Forum: Vue


Subject: News for all you Autocad users who use Vue

nanotyrannus opened this issue on Jul 27, 2006 · 49 posts


nanotyrannus posted Mon, 31 July 2006 at 1:31 PM

Keeping two versions may solve the short term problem, but over the long term it's definately not the ideal solution.  The problem is only going to get worse the longer you hang onto the older version.  Eventually you'll be passed by by people utilizing the better software and it's new features.  Also, exporting to release 14 or 2000 formats probably isn't going to work for 3d models.  It's been my experience so far when saving back that elements that can't be created in the version you're saving back to either get mangled or deleted.  I can do some testing when we get upgraded to 2007 and see what happens.  I've also noticed that having two versions on a system tends to screw things up, I'm not sure why, I just know that when we had 2002 and 2005 on our systems at the same time it was creating bugs and errors and corrupting files.

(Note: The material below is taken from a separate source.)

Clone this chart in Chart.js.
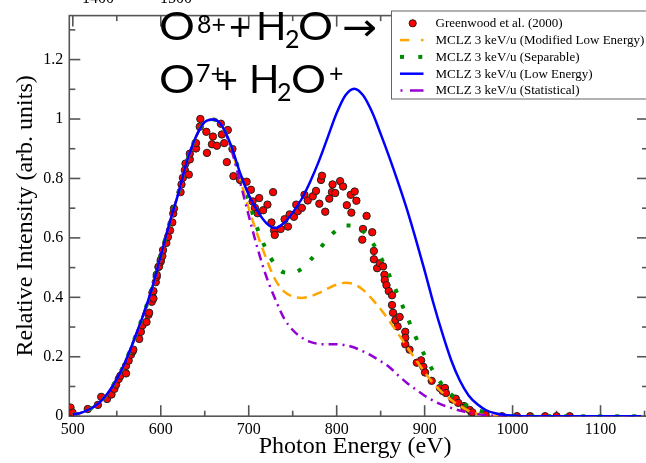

Ryan, Oh don't I know it, Bently and Autodesk are insanely proprietary and it's always user error when something goes wrong or doesn't work, the software really can do no wrong according to them.  Around here if something funky happens we just call it a "feature" of the program.  That's all that really happens when you upgrade, they fix the "features" from the last version, change the format just enough so people have to upgrade, and add new bugs...oops...sorry..."features" for the user to worry about.

It's funny because as Microstation advances it's taking on more of Autocad's features, and as Autocad advances it's taking on more of Microstation's features (in program rendering advances and eliminating export options being the ones that affect us the most) pretty soon you'll have AutoStation and MicroCAD :)

One thing I noticed, the polytrans people said that the reason Autocad is dropping the 3ds format is because it's an old out of date DOS format, which I could understand if it wasn't for the fact that Autodesk told our support people that the best way to export files from Autocad was to take them into 3d Studio Max and then export them from there as .3ds.  If they were eliminating the format because it's old then why is it still in 3d Studio Max???

At this point I'm recommending the Lighwave/Xstream/Vue 5 package as our standard, as it seems to be the cheapest and more efficient way as well as getting away from the whole "Autodesk rules the world" complex that you'd have to deal with using 3d Studio or Maya.  I've seen some really good work utilizing this and am finding a few people who are already using this workflow.  It definately sucks that we even have to deal with this stuff, as I too had developed a really nice workflow from Autocad (which I know really really well and can work really fast in) and Vue.  It would be nice if things didn't change but I've discovered the 3d world changes extremely fast and you have to be aggressive  and proactive in order to keep up with it.